Daily routine meetings between President Carter and his top advisers that week included briefings on the Iran hostage crisis, the rising price of oil, the Soviet occupation of Afghanistan, the Vietnamese moving toward Cambodia, the hundreds of thousands of Indochinese pouring into refugee camps in Southeast Asia, the crumbling of the Camp David Accords as the Israelis continued to establish new settlements in the Arab territories, and the deteriorating economy in an election year—inflation had reached 17 percent the previous month, and there was no hope for a balanced budget despite deep cutbacks in federal social programs.

On Wednesday, April 24, when there were already more than three hundred boats in the Mariel harbor, the United States launched a disastrous mission to rescue the hostages in Iran, which resulted in the death of eight American soldiers and failed to bring the hostages home. With the world and the White House in such a convulsed state, no administration official had a clear idea of what was happening in Miami or Key West, much less in Mariel, a harbor that few if any of the president’s top advisers had ever heard of.

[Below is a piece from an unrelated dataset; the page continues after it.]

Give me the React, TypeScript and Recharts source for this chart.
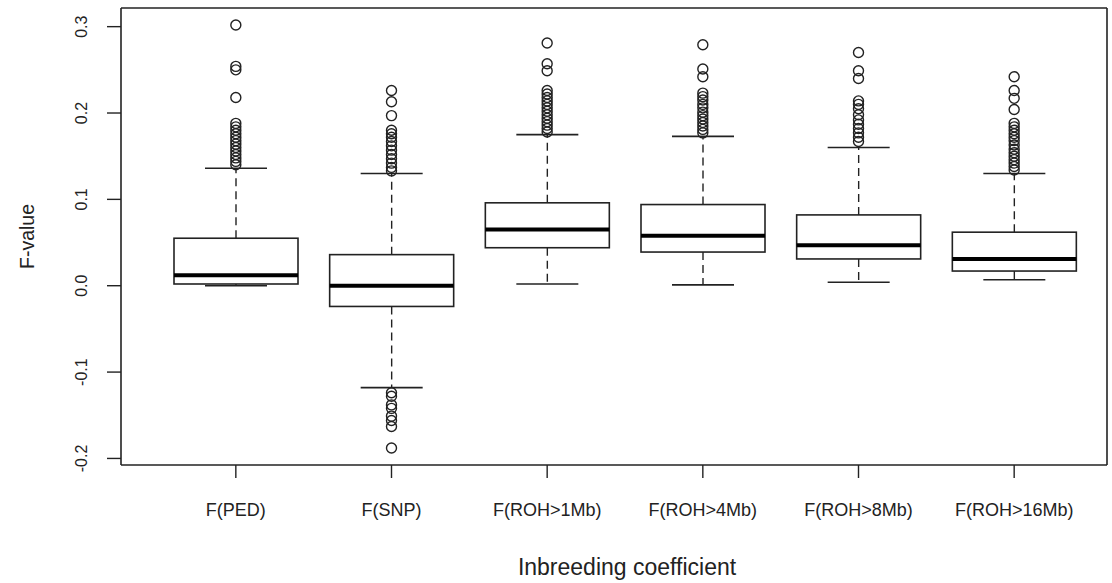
import React from 'react';
import { ComposedChart, Bar, Scatter, XAxis, YAxis, Label } from 'recharts';

// categories along the x axis
const categories = ['F(PED)', 'F(SNP)', 'F(ROH>1Mb)', 'F(ROH>4Mb)', 'F(ROH>8Mb)', 'F(ROH>16Mb)'];

// five-number summaries
const whiskerLow = [0.0, -0.118, 0.002, 0.001, 0.004, 0.007];
const q1 = [0.002, -0.024, 0.044, 0.039, 0.031, 0.017];
const median = [0.012, 0.0, 0.065, 0.058, 0.047, 0.031];
const q3 = [0.055, 0.036, 0.096, 0.094, 0.082, 0.062];
const whiskerHigh = [0.136, 0.13, 0.175, 0.173, 0.16, 0.13];

// outliers per category
const outliers: number[][] = [
  [0.302, 0.254, 0.25, 0.218, 0.188, 0.184, 0.18, 0.176, 0.172, 0.168, 0.164, 0.16, 0.156, 0.152, 0.148, 0.144, 0.14],
  [0.226, 0.213, 0.197, 0.18, 0.176, 0.172, 0.167, 0.162, 0.157, 0.152, 0.147, 0.142, 0.137, 0.133,
    -0.124, -0.128, -0.138, -0.142, -0.151, -0.156, -0.163, -0.188],
  [0.281, 0.257, 0.249, 0.226, 0.222, 0.218, 0.214, 0.21, 0.206, 0.202, 0.198, 0.194, 0.19, 0.186, 0.182, 0.178],
  [0.279, 0.251, 0.242, 0.223, 0.219, 0.215, 0.21, 0.206, 0.201, 0.197, 0.193, 0.189, 0.185, 0.181, 0.177],
  [0.27, 0.249, 0.24, 0.214, 0.21, 0.205, 0.198, 0.192, 0.187, 0.182, 0.177, 0.172, 0.167],
  [0.242, 0.226, 0.217, 0.204, 0.188, 0.184, 0.18, 0.176, 0.172, 0.168, 0.163, 0.158, 0.154, 0.15, 0.146, 0.142, 0.138, 0.134],
];

const yTicks = [-0.2, -0.1, 0.0, 0.1, 0.2, 0.3];
const yDomain = [-0.2076, 0.3216];

const boxData = categories.map((name, i) => ({
  name,
  low: whiskerLow[i],
  q1: q1[i],
  median: median[i],
  q3: q3[i],
  high: whiskerHigh[i],
  range: [whiskerLow[i], whiskerHigh[i]],
}));

const outlierData = categories.flatMap((name, i) => outliers[i].map((v) => ({ name, v })));

const INK = '#222';
const FONT = '"Liberation Sans", Arial, Helvetica, sans-serif';
const xPad = { left: 37, right: 15 };

const BoxShape = (props: any) => {
  const { x, y, width, height, payload } = props;
  const top = Math.min(y, y + height);
  const bottom = Math.max(y, y + height);
  const lo = payload.low;
  const hi = payload.high;
  const py = (v: number) => bottom - ((v - lo) / (hi - lo)) * (bottom - top);
  const cx = x + width / 2;
  const cap = width / 4;
  return (
    <g>
      <line x1={cx} x2={cx} y1={py(payload.q3)} y2={top} stroke={INK} strokeWidth={1.4} strokeDasharray="8 5" />
      <line x1={cx} x2={cx} y1={py(payload.q1)} y2={bottom} stroke={INK} strokeWidth={1.4} strokeDasharray="8 5" />
      <line x1={cx - cap} x2={cx + cap} y1={top} y2={top} stroke={INK} strokeWidth={1.6} />
      <line x1={cx - cap} x2={cx + cap} y1={bottom} y2={bottom} stroke={INK} strokeWidth={1.6} />
      <rect x={x} y={py(payload.q3)} width={width} height={py(payload.q1) - py(payload.q3)} fill="#fff" stroke={INK} strokeWidth={1.6} />
      <line x1={x} x2={x + width} y1={py(payload.median)} y2={py(payload.median)} stroke="#000" strokeWidth={4} />
    </g>
  );
};

const OutlierShape = (props: any) => (
  <circle cx={props.cx} cy={props.cy} r={5} fill="none" stroke={INK} strokeWidth={1.4} />
);

const XTick = (props: any) => {
  const { x, y, payload } = props;
  return (
    <text x={x} y={y + 30} textAnchor="middle" dominantBaseline="central" fontFamily={FONT} fontSize={18} fill="#222">
      {payload.value}
    </text>
  );
};

const YTick = (props: any) => {
  const { y, payload } = props;
  const lx = 82;
  return (
    <text x={lx} y={y} transform={`rotate(-90, ${lx}, ${y})`} textAnchor="middle" dominantBaseline="central" fontFamily={FONT} fontSize={16} fill="#222">
      {payload.value.toFixed(1)}
    </text>
  );
};

export default function App() {
  return (
    <div style={{ position: 'absolute', left: 0, top: 0, background: '#fff' }}>
      <ComposedChart width={1112} height={583} data={boxData} margin={{ top: 7, right: 4, left: 0, bottom: 0 }}>
        <XAxis
          dataKey="name"
          type="category"
          allowDuplicatedCategory={false}
          padding={xPad}
          height={118}
          tickSize={13}
          tickLine={{ stroke: INK, strokeWidth: 1.4 }}
          axisLine={{ stroke: INK, strokeWidth: 1.6 }}
          tick={<XTick />}
        >
          <Label
            content={() => (
              <text x={627} y={567} textAnchor="middle" dominantBaseline="central" fontFamily={FONT} fontSize={23} fill="#222">
                Inbreeding coefficient
              </text>
            )}
          />
        </XAxis>
        <XAxis
          xAxisId="top"
          orientation="top"
          dataKey="name"
          type="category"
          allowDuplicatedCategory={false}
          padding={xPad}
          height={1}
          tick={false}
          tickLine={false}
          axisLine={{ stroke: INK, strokeWidth: 1.6 }}
        />
        <YAxis
          type="number"
          domain={yDomain}
          ticks={yTicks}
          width={121}
          tickSize={14}
          allowDataOverflow
          tickLine={{ stroke: INK, strokeWidth: 1.4 }}
          axisLine={{ stroke: INK, strokeWidth: 1.6 }}
          tick={<YTick />}
        >
          <Label
            content={(p: any) => {
              const vb = p.viewBox || { y: 7, height: 458 };
              const cy = vb.y + vb.height / 2;
              return (
                <text x={27} y={cy} transform={`rotate(-90, 27, ${cy})`} textAnchor="middle" dominantBaseline="central" fontFamily={FONT} fontSize={19.5} fill="#222">
                  F-value
                </text>
              );
            }}
          />
        </YAxis>
        <YAxis
          yAxisId="right"
          orientation="right"
          type="number"
          domain={yDomain}
          allowDataOverflow
          width={1}
          tick={false}
          tickLine={false}
          axisLine={{ stroke: INK, strokeWidth: 1.6 }}
        />
        <Bar dataKey="range" barSize={124} shape={<BoxShape />} isAnimationActive={false} />
        <Scatter
          data={outlierData}
          dataKey="v"
          xAxisId="top"
          yAxisId="right"
          shape={<OutlierShape />}
          isAnimationActive={false}
        />
      </ComposedChart>
    </div>
  );
}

It wasn’t until April 26, the Saturday when Mike was approached by the Cubans, that the first high-level Mariel meeting was held in the White House. Vice President Walter Mondale chaired the meeting in the Theodore Roosevelt Room, a large office adjacent to the Oval Office that was nicknamed the “Fish Room” because President Roosevelt used to keep a fish tank there. Present were the chief of coast guard operations; the attorney general; the secretary of state; the secretary of health, education and welfare; the deputy secretary of defense; a deputy CIA director; and other top people in the administration, including Stuart Eizenstat, President Carter’s chief domestic policy adviser and executive director of the White House domestic policy staff.

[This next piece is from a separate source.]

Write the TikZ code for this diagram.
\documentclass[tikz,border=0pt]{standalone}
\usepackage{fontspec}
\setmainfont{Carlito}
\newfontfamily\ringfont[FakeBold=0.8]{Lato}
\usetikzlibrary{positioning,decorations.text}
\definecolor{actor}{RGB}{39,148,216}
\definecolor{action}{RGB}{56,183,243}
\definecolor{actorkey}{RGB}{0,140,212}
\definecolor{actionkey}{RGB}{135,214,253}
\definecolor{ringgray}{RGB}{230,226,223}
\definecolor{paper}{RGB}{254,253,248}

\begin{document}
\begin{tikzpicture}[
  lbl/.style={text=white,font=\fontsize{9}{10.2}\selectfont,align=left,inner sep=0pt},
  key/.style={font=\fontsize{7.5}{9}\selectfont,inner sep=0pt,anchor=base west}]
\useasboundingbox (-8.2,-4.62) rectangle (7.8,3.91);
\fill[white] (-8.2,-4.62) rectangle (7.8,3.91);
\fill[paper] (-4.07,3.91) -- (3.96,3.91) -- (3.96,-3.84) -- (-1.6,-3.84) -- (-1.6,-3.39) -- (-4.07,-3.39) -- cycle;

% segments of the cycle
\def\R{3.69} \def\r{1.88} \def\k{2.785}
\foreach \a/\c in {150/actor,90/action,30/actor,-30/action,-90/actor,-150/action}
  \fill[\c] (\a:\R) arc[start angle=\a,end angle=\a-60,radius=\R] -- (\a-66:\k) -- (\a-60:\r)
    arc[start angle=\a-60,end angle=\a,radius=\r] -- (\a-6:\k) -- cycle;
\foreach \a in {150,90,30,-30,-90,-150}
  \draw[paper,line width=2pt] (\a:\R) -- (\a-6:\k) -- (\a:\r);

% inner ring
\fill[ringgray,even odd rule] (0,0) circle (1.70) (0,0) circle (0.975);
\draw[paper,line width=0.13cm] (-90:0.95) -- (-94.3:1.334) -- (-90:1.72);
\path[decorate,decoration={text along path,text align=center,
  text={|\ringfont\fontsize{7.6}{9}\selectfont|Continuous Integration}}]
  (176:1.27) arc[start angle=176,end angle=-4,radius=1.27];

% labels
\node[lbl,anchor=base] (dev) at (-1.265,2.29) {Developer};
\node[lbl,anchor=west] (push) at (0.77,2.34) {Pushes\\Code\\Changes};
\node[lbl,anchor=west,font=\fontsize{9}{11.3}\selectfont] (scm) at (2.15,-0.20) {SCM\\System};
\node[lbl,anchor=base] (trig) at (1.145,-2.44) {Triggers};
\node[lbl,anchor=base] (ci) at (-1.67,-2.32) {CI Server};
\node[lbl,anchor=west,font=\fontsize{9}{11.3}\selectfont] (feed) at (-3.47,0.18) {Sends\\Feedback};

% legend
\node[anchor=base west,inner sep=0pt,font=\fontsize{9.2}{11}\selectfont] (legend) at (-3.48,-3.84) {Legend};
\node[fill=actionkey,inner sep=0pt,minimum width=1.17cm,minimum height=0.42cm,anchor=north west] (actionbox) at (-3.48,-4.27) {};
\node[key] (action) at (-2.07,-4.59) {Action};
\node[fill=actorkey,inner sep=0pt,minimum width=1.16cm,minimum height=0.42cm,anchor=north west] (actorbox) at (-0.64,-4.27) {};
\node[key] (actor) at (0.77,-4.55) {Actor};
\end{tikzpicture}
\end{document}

Everyone in the room seemed to be taken aback by the boatlift. For a long time, the signs of an impending crisis with Cuba had been clear, but everyone in the Carter administration had seemingly ignored them. There was one exception: Wayne Smith, the chief of the U.S. Interests Section in Havana, had alerted his government on repeated occasions,but to no avail. In February he’d sent his bosses at the State Department a cable titled “Cuban Intention to Reopen Camarioca,” calculating that the mere mention of the word “Camarioca” would at least pique the curiosity of his superiors, who might remember the boatlift unleashed by Castro during the Johnson presidency. The cable sat untouched in a junior officer’s inbox at the Department of State’s Bureau of Legal Affairs. But even if the cable had moved through the channels as expeditiously as it should have, few people in the Carter White House would have understood the significance of Camarioca. Difficult to pronounce and impossible to spell for the majority of President Carter’s advisers, the name had not yet achieved its status as a code word for uncontrollable immigration.

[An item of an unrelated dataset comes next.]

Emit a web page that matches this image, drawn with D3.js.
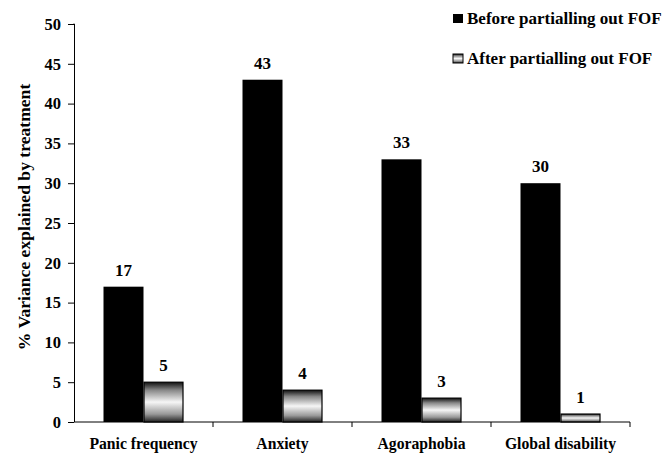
<!DOCTYPE html>
<html><head><meta charset="utf-8">
<script src="https://cdn.jsdelivr.net/npm/d3@7"></script>
<style>body{margin:0;background:#fff}svg{display:block}</style>
</head><body>
<script>
const categories = ["Panic frequency","Anxiety","Agoraphobia","Global disability"];
const beforeValues = [17,43,33,30];
const afterValues = [5,4,3,1];
const seriesNames = ["Before partialling out FOF","After partialling out FOF"];
const yTicks = [0,5,10,15,20,25,30,35,40,45,50];

const FONT="'Liberation Serif', 'Times New Roman', Times, serif";
const W=666,H=458;
const m={left:74,right:36,top:24,bottom:36};
const svg=d3.select("body").append("svg").attr("width",W).attr("height",H)
 .attr("font-family",FONT).attr("font-weight","bold");
const defs=svg.append("defs");
const g=defs.append("linearGradient").attr("id","hatch").attr("x1",0).attr("y1",0).attr("x2",0).attr("y2",1);
[[0,"#111"],[0.2,"#888"],[0.5,"#f6f6f6"],[0.8,"#999"],[1,"#222"]].forEach(([o,c])=>g.append("stop").attr("offset",o).attr("stop-color",c));

const x=d3.scaleBand().domain(categories).range([m.left,W-m.right]);
const y=d3.scaleLinear().domain([0,50]).range([H-m.bottom,m.top]);
const bw=40;

// y axis
const ya=svg.append("g").attr("transform",`translate(${m.left},0)`)
 .call(d3.axisLeft(y).tickValues(yTicks).tickSize(6).tickPadding(7));
ya.attr("font-family",FONT).attr("font-size",16.5).attr("font-weight","bold");
ya.selectAll("text").attr("fill","#000");
ya.select(".domain").attr("d",`M-0.5,${y(50)}H0.5V${y(0)}`).attr("stroke","#000");

// x axis
const xa=svg.append("g").attr("transform",`translate(0,${y(0)})`)
 .call(d3.axisBottom(x).tickSize(0).tickPadding(16));
xa.attr("font-family",FONT).attr("font-size",15.7).attr("font-weight","bold");
xa.selectAll("text").attr("fill","#000");
xa.select(".domain").attr("d",`M${m.left},0H${W-m.right}`).attr("stroke","#000");
// separators
svg.append("g").selectAll("line").data(categories).join("line")
 .attr("x1",c=>x(c)+x.bandwidth()).attr("x2",c=>x(c)+x.bandwidth())
 .attr("y1",y(0)).attr("y2",y(0)+5).attr("stroke","#000");

const cx=c=>x(c)+x.bandwidth()/2;
svg.append("g").selectAll("rect").data(categories).join("rect")
 .attr("x",c=>cx(c)-bw).attr("width",bw)
 .attr("y",(c,i)=>y(beforeValues[i])).attr("height",(c,i)=>y(0)-y(beforeValues[i]))
 .attr("fill","#000");
svg.append("g").selectAll("rect").data(categories).join("rect")
 .attr("x",c=>cx(c)+0.5).attr("width",bw-1)
 .attr("y",(c,i)=>y(afterValues[i])).attr("height",(c,i)=>y(0)-y(afterValues[i]))
 .attr("fill","url(#hatch)").attr("stroke","#000").attr("stroke-width",1.2);

svg.append("g").selectAll("text").data(categories).join("text")
 .attr("x",c=>cx(c)-bw/2).attr("y",(c,i)=>y(beforeValues[i])-11)
 .attr("text-anchor","middle").attr("font-size",17).text((c,i)=>beforeValues[i]);
svg.append("g").selectAll("text").data(categories).join("text")
 .attr("x",c=>cx(c)+bw/2).attr("y",(c,i)=>y(afterValues[i])-11)
 .attr("text-anchor","middle").attr("font-size",17).text((c,i)=>afterValues[i]);

// y label
svg.append("text").attr("transform",`translate(30,217) rotate(-90)`)
 .attr("text-anchor","middle").attr("font-size",17.6).text("% Variance explained by treatment");

// legend
const leg=svg.append("g");
seriesNames.forEach((s,i)=>{
  const yy=24+i*40;
  leg.append("rect").attr("x",453).attr("y",yy-10).attr("width",10).attr("height",9)
   .attr("fill",i===0?"#000":"url(#hatch)").attr("stroke","#000").attr("stroke-width",i===0?0:1);
  leg.append("text").attr("x",467).attr("y",yy).attr("font-size",17).text(s);
});
</script>
</body></html>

During the rambling meeting about Mariel on April 26, Smith’s warnings were not even discussed. It was too late for introspection by then. The session, which lasted several hours, had been hastily called to discuss options to stem the flow. One of the options was to persuade the Cuban-American community, which administration officials knew to be generally law-abiding, to stop chartering boats to Cuba; the other was to determine what if any legal routes the government could pursue to stop the boatlift.

Though the two alternatives were explored, many of those in the meeting knew instantly that there was very little they could do. It wasn’t illegal for American vessels to leave the country. It was only illegal for them to return loaded with unscreened, unapproved refugees. But what to do with a boatful of refugees? They certainly could not be returned to Cuba, a communist country. Also, to force them back into Cuban waters would constitute an act of war against an enemy nation. The government could deny the refugees entry, but where would they go? In dangerously overcrowded, precarious old boats, to force them to remain at sea would have been tantamount to a death sentence. There was no immigration agreement that allowed a safe return to Cuba, say, by plane. And even if there were, once the Cubans had stepped on U.S. soil they had the right to stay and apply for residence, courtesy of a 1966 law granting Cubans that privilege. The Justice Department would be inundated with legal challenges opposing the deportation of people who, since the advent of communism on the island, had been received in the United States with open arms. More important, to turn them away would be contrary to the rhetoric and the image of the United States as a safe harbor for refugees fleeing repressive pro-Soviet regimes at the height of the Cold War.

Coast guard officials in Key West quickly established that the only way to stop the boatlift would be to use force, and they told White House officials just that. No one in an administration guided by human-rights principles was prepared to allow for such a thing. There was another motivation for not resorting to violence: In an election year, no one wanted to further alienate the Cuban-American community, an important voting bloc in South Florida. Thus, while Washington maintained that anyone piloting boats to Cuba would be detained and fined, in reality there was no way to safely and legally stop the boatlift. The meeting ended inconclusively.

When the first week of the boatlift came to a close, over 6,000 Cubans had arrived in Key West, more than double the number of people who arrived in the twenty-four days of the entire Camarioca boatlift of 1965. 

In a public statement on April 27, Vice President Mondale called for the “orderly, safe, and humane evacuation of refugees” and asked the Cuban-American community to “respect the law and to avoid these dangerous and illegal boat passages.” At the same time, the president ordered the navy and the coast guard to render all possible assistance to those at sea.

Both floundering and mutually contradictory attempts at setting policy left the shores of the United States wide open to Cuban refugees. And it left Mike Howell with no compelling legal or ethical reason to refuse the Cubans help. The Mañana would sail on.